Posizioni contrapposte che entrarono subito in conflitto alla prima decisione di D'Alessandro: quella di congelare le tariffe e di ridurre la consistenza delle squadre di portuali. Due visioni antitetiche che vennero illustrate in due documenti programmatici. A poco più di tre mesi dal suo insediamento alla presidenza del CAP D'Alessandro presentò le “Linee programmatiche per lo sviluppo del porto di Genova”, un volume subito ribattezzato “Libro Blu” in cui, con logica imprenditoriale, si proponeva una riorganizzazione dei diversi settori d'attività del porto che successivamente verranno assegnati in gestione a società controllate al 51% dal CAP e partecipate dalla CULMV e dalle imprese portuali private e poste sotto la supervisione, il coordinamento e l'autorità del Consorzio Autonomo del Porto.

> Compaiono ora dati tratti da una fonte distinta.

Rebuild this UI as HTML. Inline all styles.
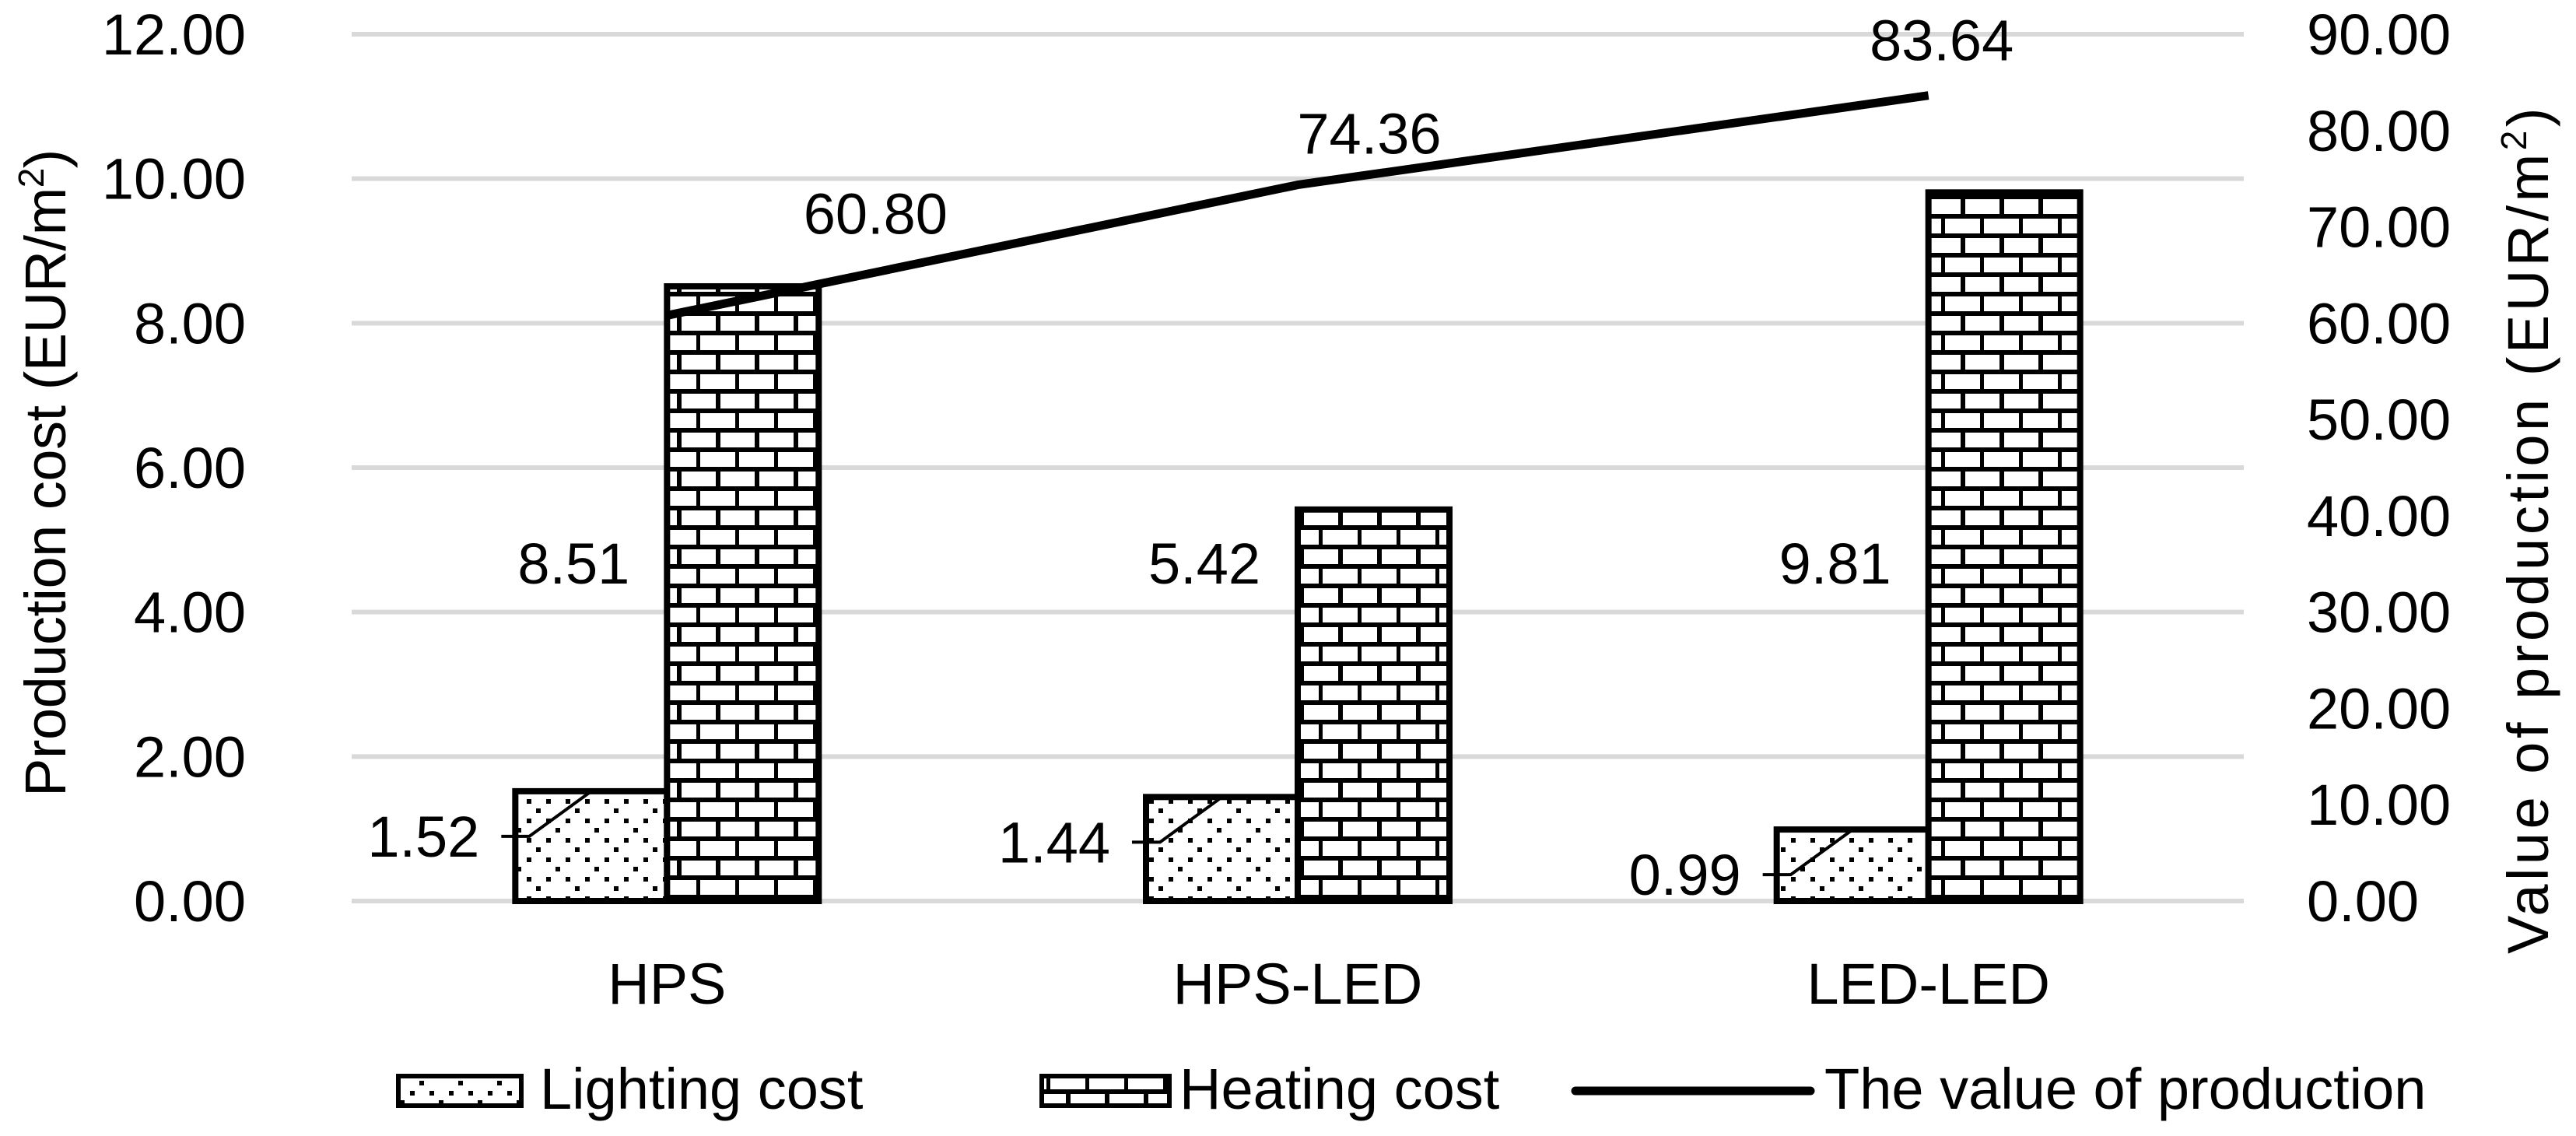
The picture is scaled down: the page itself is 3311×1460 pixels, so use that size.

Un documento a cui i portuali - dopo qualche mese - risposero con il loro “Libro Rosso”.
Una contrapposizione, tra cui si inserirono alcuni imprenditori con un loro “Libro Verde” incentrato sulla proposta di gestire in proprio un'area del porto, che si acuì negli anni successivi con una ripetuta serie di prolungati scioperi e sfociò il 7 febbraio 1987 nel commissariamento della CULMV deciso da D'Alessandro, provvedimento poi annullato poco più di un mese dopo dal Tribunale Amministrativo Regionale che deliberò il reintegro di Batini e dell'intero vertice della Compagnia Unica.
Due anni dopo D'Alessandro, amareggiato soprattutto per il mancato sostegno alla sua azione da parte di settori imprenditoriali che glielo avevano assicurato, lasciò il Consorzio Autonomo del Porto per occupare incarichi dirigenziali in aziende private ed essere sostituito alla guida del CAP dall'ammiraglio Giuseppe Francese, subito chiamato ad affrontare una nuova crisi innescata all'inizio del 1989 dai provvedimenti autoritativi assunti dall'allora ministro della Marina Mercantile, Giovanni Prandini, per riformare la legislazione portuale e nel contempo scardinare il monopolio del lavoro nei porti affidato alle compagnie portuali abolendo la riserva di manodopera portuale e concedendo ai privati la facoltà di reclutare direttamente manodopera. Ma questa è un'altra storia di cui D'Alessandro non fu più protagonista preso com'era dagli impegnativi incarichi dirigenziali ottenuti in aziende come Agusta, Zanussi, Pirelli e Fiat.